James De Wulf, Imperial Poker, (2023).
James De Wulf, Imperial Poker, (2023). Photography courtesy of James De Wulf.

“There are fairs that have moved out of the Armory and continued their success at other venues, but I don’t know if Salon could ever be successful anywhere else,” says Bokor. A stark proof of the connection between the materials on offer and the venue is the fair’s programming across the Armory’s nooks and crannies as well as its soaring Drill Hall. A swift dialogue with the main exhibition hall’s ornate interior is Los Angeles-based artist De Wulf’s Exoskeleton series, a group of tables in bronze, brass, steel, stainless steel, and iron. Using reinforced concrete in poetic softness, the designer yields nature-inspired surfaces with gentle yet stern stems. Imperial Poker’s design is a floral-formed bronze and fabric interpretation of a gaming table which would typically come in wood and suede.

Galerie Gmurzynska

Louise Nevelson, Dawn’s Presence–Two, (1969-1975)
Louise Nevelson, Dawn’s Presence–Two, (1969-1975). Photography courtesy of Galerie Gmurzynska and Louise Nevelson.

Another Swiss- and New York-based power player making its Salon debut, the fair’s Upper East Side neighbor presents an art-heavy display, featuring two pillars of western Modernism, Pablo Picasso and Louise Nevelson. The latter’s Dawn’s Presence–Two (1969-1975) is a life-size sculpture with architectural cues—somewhere between an imagined metropolis and abundant geometry, the white-colored hefty wooden formation possesses a timeless energy. A 1918-dated Picasso, titled Vintage, is an oil on plaster on board, juxtaposing a quartet of four female nudes.

Mercado Moderno

Tea cart by Móveis Novo Rumo, (1950s).
Tea cart by Móveis Novo Rumo, (1950s). Photography courtesy of Mercado Moderno and Móveis Novo Rumo.

Joining this year’s grouping from Rio de Janeiro for the first time, the gallery with a focus on Modern and Contemporary Brazilian design presents a striking selection of mid-century furniture. A highlight is Móveis Novo Rumo’s teacart from 1950s, made with plywood, metal, and veneered wood; slim and chic, the wheeled service table radiates a late Art Deco elegance. Jorge Zalszupi’s 1960s era Brasiliana armchairs in wood and fabric contain the duality of geometric ends in wood and rounded forms in textile.

ABASK

Carl Aubock, Brass Foot Paperweight.
Carl Aubock, Brass Foot Paperweight.
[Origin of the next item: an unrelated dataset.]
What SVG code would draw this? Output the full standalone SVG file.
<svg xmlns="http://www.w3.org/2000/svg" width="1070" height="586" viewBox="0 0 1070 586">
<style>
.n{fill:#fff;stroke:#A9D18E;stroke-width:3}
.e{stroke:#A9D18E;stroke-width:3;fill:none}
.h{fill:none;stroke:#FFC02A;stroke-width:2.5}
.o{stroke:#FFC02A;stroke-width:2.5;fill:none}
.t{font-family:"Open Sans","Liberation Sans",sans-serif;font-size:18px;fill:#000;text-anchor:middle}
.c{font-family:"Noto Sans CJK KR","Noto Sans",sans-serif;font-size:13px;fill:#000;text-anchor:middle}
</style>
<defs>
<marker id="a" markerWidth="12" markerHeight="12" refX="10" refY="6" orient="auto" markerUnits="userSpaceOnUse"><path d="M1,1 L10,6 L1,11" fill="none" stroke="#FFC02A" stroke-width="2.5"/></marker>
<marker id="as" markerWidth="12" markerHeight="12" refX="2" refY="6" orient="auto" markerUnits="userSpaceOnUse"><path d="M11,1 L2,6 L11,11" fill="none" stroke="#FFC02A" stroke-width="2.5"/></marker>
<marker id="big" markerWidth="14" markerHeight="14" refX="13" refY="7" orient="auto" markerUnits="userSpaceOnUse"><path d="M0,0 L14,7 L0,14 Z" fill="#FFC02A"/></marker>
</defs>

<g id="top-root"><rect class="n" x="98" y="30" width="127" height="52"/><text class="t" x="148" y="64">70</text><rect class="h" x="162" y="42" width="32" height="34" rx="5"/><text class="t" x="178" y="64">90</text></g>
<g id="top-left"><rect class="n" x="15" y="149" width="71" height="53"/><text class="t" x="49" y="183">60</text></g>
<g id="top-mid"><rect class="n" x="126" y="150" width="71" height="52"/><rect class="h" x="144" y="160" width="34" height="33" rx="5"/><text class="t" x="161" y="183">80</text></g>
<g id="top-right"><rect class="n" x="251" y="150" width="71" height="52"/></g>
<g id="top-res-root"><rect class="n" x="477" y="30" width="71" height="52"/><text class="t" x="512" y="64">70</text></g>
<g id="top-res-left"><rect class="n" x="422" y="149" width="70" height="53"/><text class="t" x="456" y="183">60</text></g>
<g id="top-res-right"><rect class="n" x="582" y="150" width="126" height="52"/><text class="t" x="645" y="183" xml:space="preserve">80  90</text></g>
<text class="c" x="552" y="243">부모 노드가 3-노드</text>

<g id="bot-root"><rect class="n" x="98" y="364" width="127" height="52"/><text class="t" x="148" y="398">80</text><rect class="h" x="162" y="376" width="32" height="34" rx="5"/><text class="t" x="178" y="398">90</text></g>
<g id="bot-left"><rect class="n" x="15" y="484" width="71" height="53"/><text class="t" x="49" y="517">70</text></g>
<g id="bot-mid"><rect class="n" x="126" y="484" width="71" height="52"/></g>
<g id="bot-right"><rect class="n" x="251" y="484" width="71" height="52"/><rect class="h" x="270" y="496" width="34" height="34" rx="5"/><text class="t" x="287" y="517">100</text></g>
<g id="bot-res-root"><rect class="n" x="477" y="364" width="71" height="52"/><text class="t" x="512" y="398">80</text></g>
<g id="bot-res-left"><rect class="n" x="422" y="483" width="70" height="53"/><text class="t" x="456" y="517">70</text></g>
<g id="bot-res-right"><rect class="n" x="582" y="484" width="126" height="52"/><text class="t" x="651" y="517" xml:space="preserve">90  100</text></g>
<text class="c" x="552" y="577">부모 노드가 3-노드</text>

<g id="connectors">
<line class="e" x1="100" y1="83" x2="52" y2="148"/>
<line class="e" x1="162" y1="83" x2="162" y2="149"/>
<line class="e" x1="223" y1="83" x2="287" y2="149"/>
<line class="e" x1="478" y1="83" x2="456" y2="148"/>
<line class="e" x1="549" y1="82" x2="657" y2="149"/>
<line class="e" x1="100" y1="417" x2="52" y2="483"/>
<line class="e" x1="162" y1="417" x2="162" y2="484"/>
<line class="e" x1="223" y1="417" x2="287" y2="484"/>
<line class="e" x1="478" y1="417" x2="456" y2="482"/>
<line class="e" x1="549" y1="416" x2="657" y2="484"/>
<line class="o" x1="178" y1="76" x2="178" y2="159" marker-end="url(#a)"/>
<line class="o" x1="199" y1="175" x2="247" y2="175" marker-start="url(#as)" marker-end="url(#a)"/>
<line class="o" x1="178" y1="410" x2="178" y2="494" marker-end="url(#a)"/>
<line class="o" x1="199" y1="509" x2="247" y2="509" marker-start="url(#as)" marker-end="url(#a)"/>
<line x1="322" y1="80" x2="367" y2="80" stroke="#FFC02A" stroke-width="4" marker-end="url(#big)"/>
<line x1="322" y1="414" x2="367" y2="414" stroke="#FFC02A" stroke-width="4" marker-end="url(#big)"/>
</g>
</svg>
Photography courtesy of ABASK and Carl Aubock.

Global design platform founded by Tom Chapman and Nicolas Pickaerts presents a mini fair within the fair with an ample selection of objects in various styles, materials, and uses. The company’s promise of design from all over the globe includes oiled walnut serving board from Biarritz, France by self-taught woodworker Lucas Castex, brass and iron sculptures Viennese designer Carl Auböck hand-casts with his four-generation craft and molds, and Murano company NasonMoretti’s colorful glass tabletop objects that blend the mastery of blown glass with cold cutting techniques.

M. Fisher Studio

Matthew Fisher, Elegy table, (2023)
Matthew Fisher, Elegy table, (2023). Photography courtesy of M. Fisher Studio.

New York-based designer Matthew Fisher’s trip to Volterra, a town outside of Florence, Italy, last summer inspired the collection he debuts, titled Elegy, featuring a low table in Brazilian quartzites and Middle Eastern onyx. Dark bronze and burnished silver metalwork suspends the stone surfaces with tectonic grandiosity and marble-like liquid characteristics. Merging archeologic mystery with a contemporary curiosity, Fisher’s aesthetic philosophy filters an interest in antiquity with the time’s production means.